Browsers render <q> with automatic quotation marks, so you do not type them yourself. The cite attribute works the same way as on <blockquote>.
I use <q> less often than <blockquote> because most of my quoted passages are block-level, but for a sentence-embedded quote, <q cite=> is correct and machine-readable.
Why "According to [Source]" Text Is Not a Substitute
The phrase "according to Smith Research" in a paragraph is not parseable. It is natural language, it varies in form ("per", "as reported by", "via", "the team at X told me"), and there is no reliable way for an AI to extract the citation target from it alone. Engines have gotten better at this kind of extraction, but the accuracy is lower than reading a cite attribute or a <cite> element.
If you write "according to Smith Research" in your prose, that is fine — the prose is for humans. But pair it with the actual semantic markup. The phrase and the markup corroborate each other, and the engine picks up both.
Where the Analyzer Flags This
The site audit at /tools/mega-analyzer/ scans rendered HTML for quoted-content patterns. If it detects paragraphs that look like quotations (indented div patterns, em-dash attributions, quotation-mark-wrapped sentences over a certain length) but finds no <blockquote>, <q>, or <cite> elements on the same page, it flags the mismatch as a semantic-markup gap.
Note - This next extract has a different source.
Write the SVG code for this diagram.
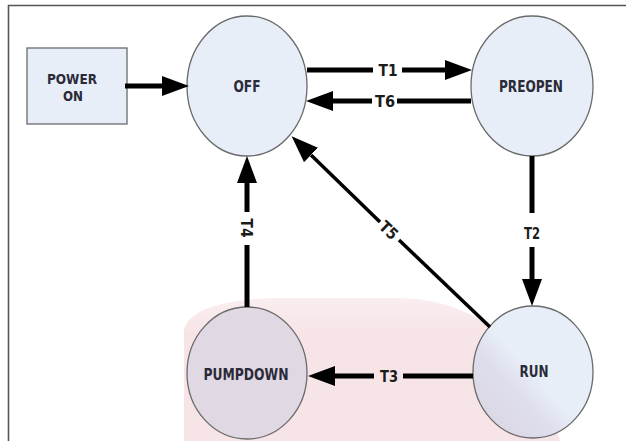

The fix is to rewrite the quoted sections using the proper elements. On a content-heavy blog this is an afternoon of find-and-replace. On a fresh site it is a template pattern you adopt once and never think about again.
The Short Version
<cite>marks the name of a referenced work. Nothing else.<blockquote cite="URL">marks a block-level quotation and its source URL.<q cite="URL">is the inline-quotation equivalent.- Divs with class names do not carry the same signal. AI engines read the semantic elements.
- JSON-LD and HTML semantics both matter; they corroborate, they do not replace each other.